Closed bensandee closed 6 years ago
I really wanted to avoid providing optional configuration parameters and default fallbacks with nullability, and given that this can be achieved with the consumer, it makes this just a convenience that would risk muddying up the implementation.
I certainly understand the desire to keep the API surface area lean, but using observeOn
simply masks the issue and doesn't prevent the results from being dropped onto the main thread first. To call it a convenience isn't really accurate.
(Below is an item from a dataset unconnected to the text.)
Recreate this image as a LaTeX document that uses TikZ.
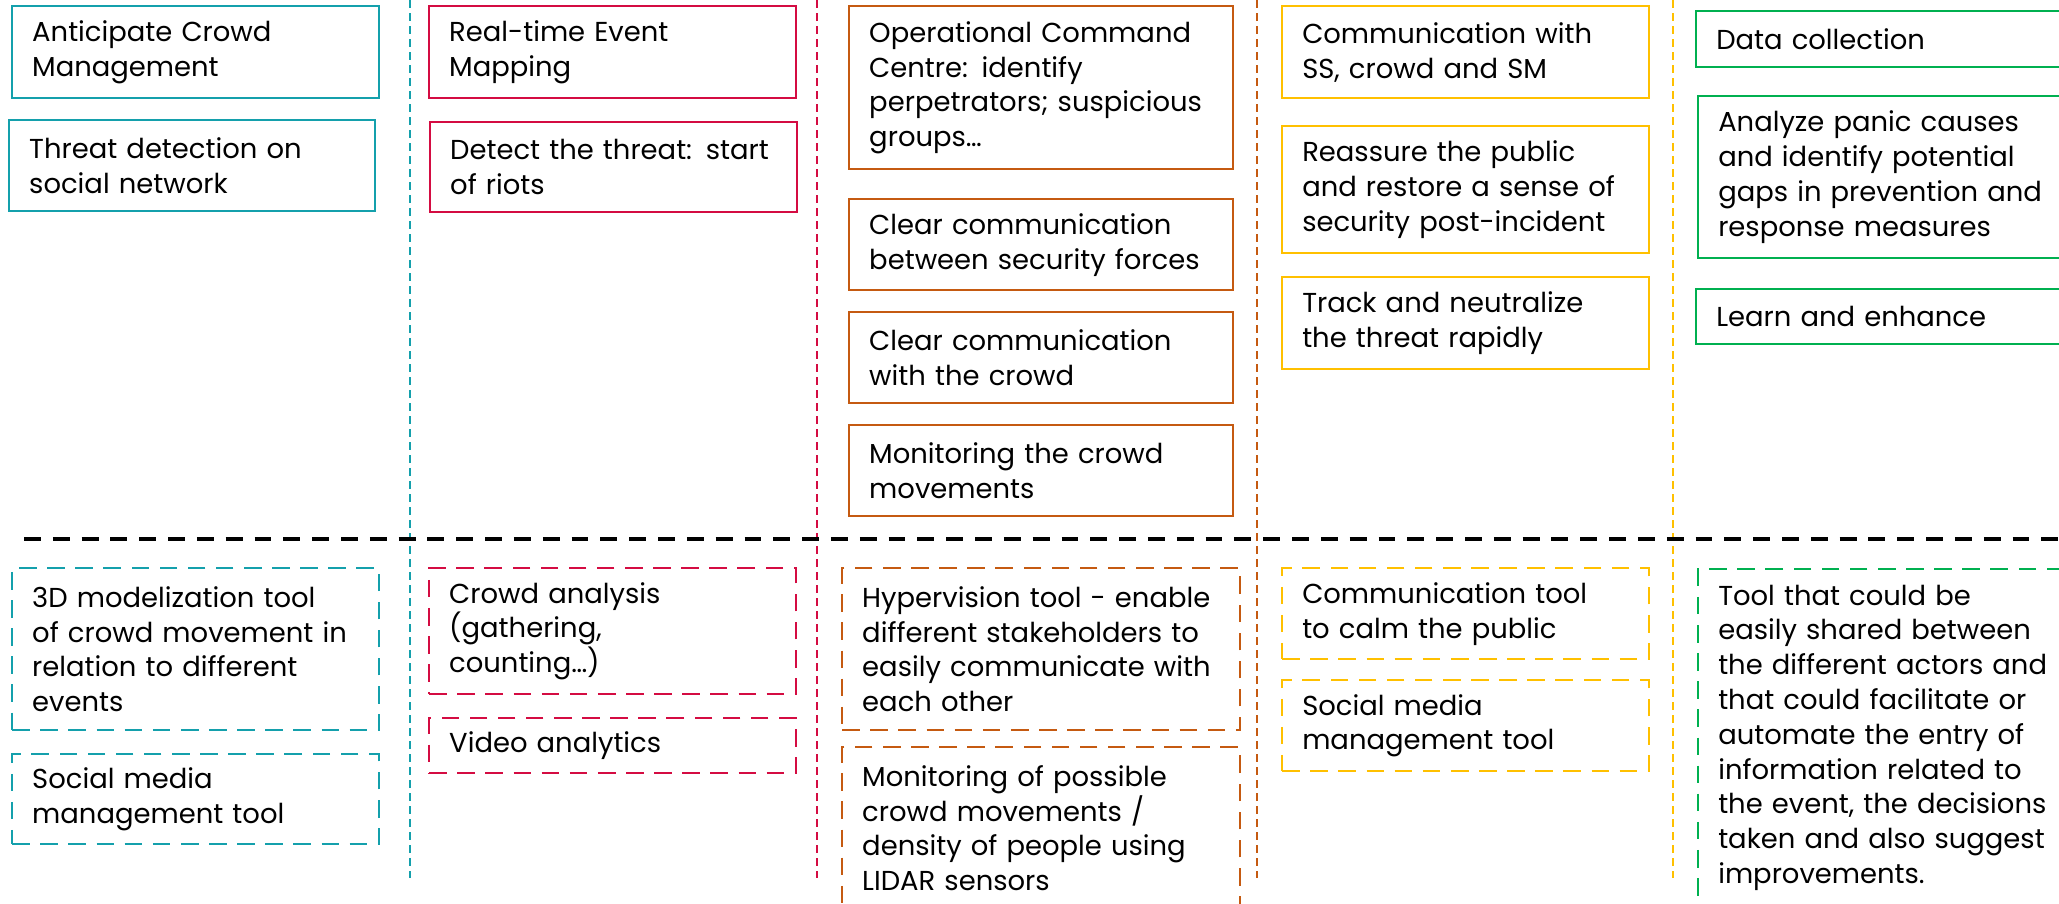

One could argue whether there's sufficient performance need for these overloads in any given situation, but really that should be up to each app developer to decide.
No worries though, I'll maintain my fork over at https://github.com/tbsandee/rx-tasks for now in case anyone else needs the overloads.
I was taking another look at this, and reading into the documentation for the Tasks API, which does actually offer an option for an Executor
which this library ignores (I was previously of the opinion it would be duplicating observeOn
), thus it would make sense to provide this functionality.
That being said, I'm not happy with including nullability, and I'd like to consider an alternative approach, perhaps with a default parameter or overloaded API. I'll create a new issue for this.
My nullability fix was there to support when the Tasks API emits null values (allowed) and the user uses a Completable
. It doesn't propagate null values into the Rx stream, nor should it.
I'm referring to the Scheduler
being a nullable val
Fair enough, it's your party.
This should be available with version 2.2.0
Allow specifying the scheduler when observing task results to directly receive task results on thread other than main thread.